> Code that draws figures
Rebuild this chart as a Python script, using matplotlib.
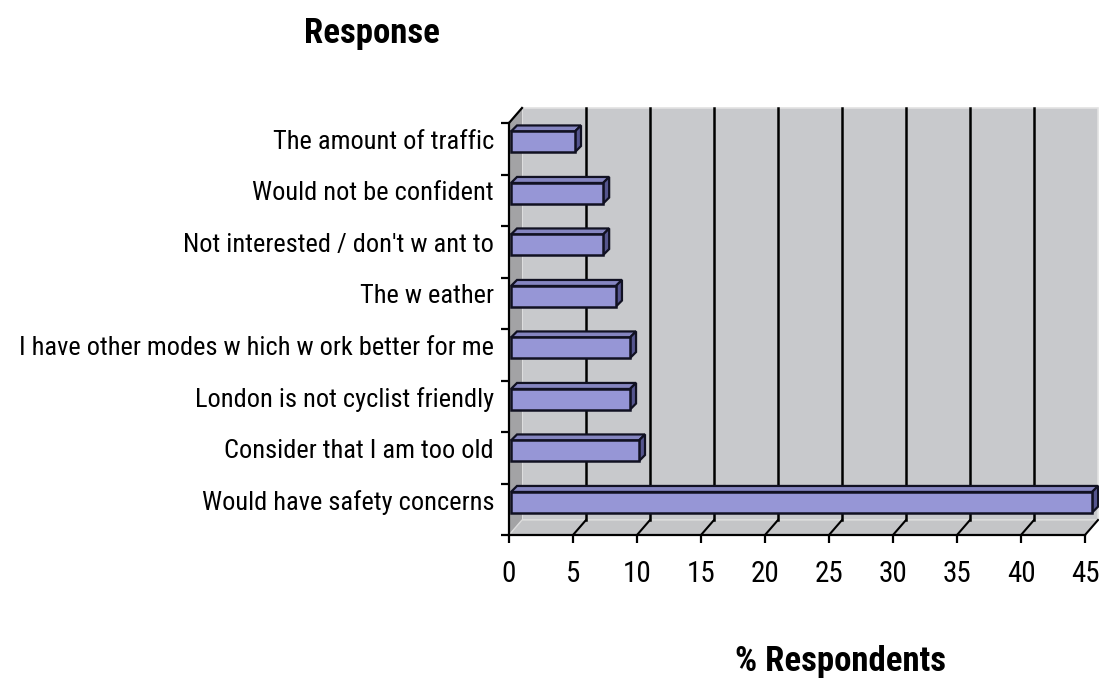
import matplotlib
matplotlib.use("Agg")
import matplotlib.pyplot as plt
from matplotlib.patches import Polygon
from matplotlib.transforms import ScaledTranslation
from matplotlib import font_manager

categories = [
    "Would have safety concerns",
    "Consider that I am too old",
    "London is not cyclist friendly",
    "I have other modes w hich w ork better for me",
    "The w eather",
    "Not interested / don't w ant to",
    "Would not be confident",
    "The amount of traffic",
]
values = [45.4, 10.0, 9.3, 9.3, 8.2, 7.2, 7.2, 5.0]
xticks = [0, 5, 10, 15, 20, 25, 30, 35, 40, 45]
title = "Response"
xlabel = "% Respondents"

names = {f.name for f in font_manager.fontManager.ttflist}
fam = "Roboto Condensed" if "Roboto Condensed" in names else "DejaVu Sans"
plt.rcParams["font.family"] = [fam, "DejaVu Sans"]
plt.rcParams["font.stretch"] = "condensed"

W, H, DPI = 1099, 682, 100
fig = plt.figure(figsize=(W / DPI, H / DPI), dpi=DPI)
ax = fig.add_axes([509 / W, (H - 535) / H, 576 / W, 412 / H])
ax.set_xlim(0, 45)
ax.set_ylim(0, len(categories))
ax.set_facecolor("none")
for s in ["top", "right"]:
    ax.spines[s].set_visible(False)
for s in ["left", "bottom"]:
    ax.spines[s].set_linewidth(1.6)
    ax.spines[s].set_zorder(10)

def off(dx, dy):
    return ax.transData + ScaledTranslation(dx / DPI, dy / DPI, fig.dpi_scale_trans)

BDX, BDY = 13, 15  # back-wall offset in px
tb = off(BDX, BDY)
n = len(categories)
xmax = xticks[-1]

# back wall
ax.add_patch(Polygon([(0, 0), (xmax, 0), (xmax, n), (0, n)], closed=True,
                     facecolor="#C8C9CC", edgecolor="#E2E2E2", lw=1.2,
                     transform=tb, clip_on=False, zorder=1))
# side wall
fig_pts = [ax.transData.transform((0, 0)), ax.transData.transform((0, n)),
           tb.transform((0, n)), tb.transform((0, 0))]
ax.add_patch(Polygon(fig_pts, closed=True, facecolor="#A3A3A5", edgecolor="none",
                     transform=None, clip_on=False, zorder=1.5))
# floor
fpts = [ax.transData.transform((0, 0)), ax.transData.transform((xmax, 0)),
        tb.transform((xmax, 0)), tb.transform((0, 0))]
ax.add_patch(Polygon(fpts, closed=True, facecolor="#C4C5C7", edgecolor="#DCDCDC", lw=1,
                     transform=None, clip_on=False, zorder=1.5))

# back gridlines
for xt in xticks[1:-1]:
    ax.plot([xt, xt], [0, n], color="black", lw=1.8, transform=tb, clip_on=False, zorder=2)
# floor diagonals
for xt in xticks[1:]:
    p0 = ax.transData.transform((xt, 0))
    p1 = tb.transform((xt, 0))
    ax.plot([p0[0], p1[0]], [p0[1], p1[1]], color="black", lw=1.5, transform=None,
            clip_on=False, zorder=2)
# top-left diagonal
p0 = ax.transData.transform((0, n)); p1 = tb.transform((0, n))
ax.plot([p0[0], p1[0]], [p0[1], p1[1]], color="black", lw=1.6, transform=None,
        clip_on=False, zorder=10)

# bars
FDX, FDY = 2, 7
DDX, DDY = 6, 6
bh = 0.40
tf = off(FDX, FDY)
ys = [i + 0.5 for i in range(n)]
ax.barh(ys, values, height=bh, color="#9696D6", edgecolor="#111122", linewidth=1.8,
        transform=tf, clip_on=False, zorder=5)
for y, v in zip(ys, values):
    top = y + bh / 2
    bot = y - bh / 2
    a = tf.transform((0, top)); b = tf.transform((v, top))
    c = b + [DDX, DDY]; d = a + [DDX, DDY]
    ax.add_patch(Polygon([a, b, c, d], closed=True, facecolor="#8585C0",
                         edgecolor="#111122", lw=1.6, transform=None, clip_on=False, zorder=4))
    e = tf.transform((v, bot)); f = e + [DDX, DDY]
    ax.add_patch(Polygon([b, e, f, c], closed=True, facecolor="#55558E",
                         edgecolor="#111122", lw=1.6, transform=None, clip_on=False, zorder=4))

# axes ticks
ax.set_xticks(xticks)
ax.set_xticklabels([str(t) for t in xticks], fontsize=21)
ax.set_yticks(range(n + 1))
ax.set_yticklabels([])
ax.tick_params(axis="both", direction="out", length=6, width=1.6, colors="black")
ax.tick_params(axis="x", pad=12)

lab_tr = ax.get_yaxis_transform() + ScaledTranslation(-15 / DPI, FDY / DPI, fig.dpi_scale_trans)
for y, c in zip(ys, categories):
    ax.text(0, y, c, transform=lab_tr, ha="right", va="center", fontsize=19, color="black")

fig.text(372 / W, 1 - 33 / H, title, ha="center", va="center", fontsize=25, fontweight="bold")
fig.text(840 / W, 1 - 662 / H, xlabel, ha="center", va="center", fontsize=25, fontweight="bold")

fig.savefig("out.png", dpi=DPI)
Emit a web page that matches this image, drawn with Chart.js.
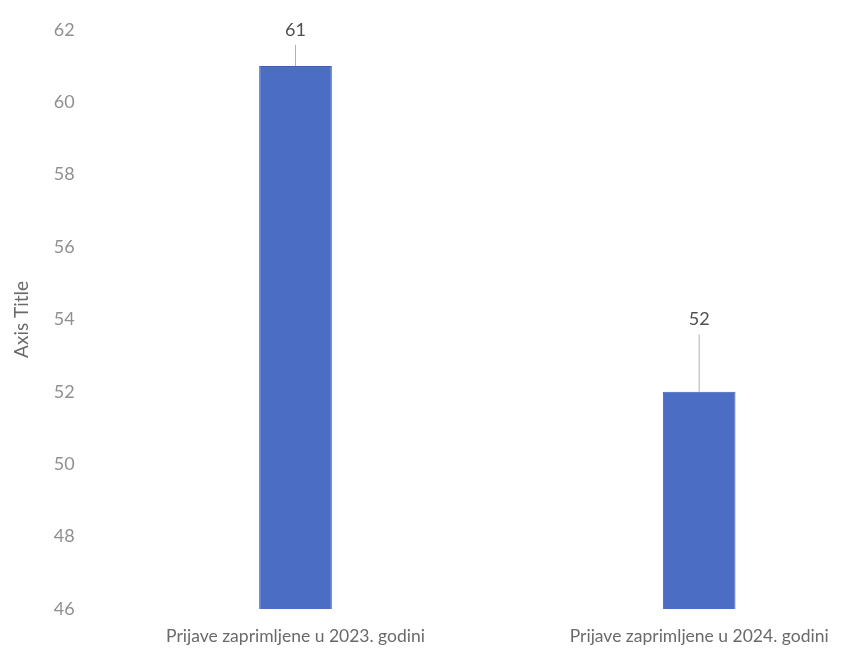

> WHAT THIS TASK INVOLVES
Begin at the top of the records above and retype each line exactly until the line containing "from matplotlib import font_manager", which is included. Skip all pictures.

> SOLUTION BELOW
Rebuild this chart as a Python script, using matplotlib.
import matplotlib
matplotlib.use("Agg")
import matplotlib.pyplot as plt
from matplotlib.patches import Polygon
from matplotlib.transforms import ScaledTranslation
from matplotlib import font_manager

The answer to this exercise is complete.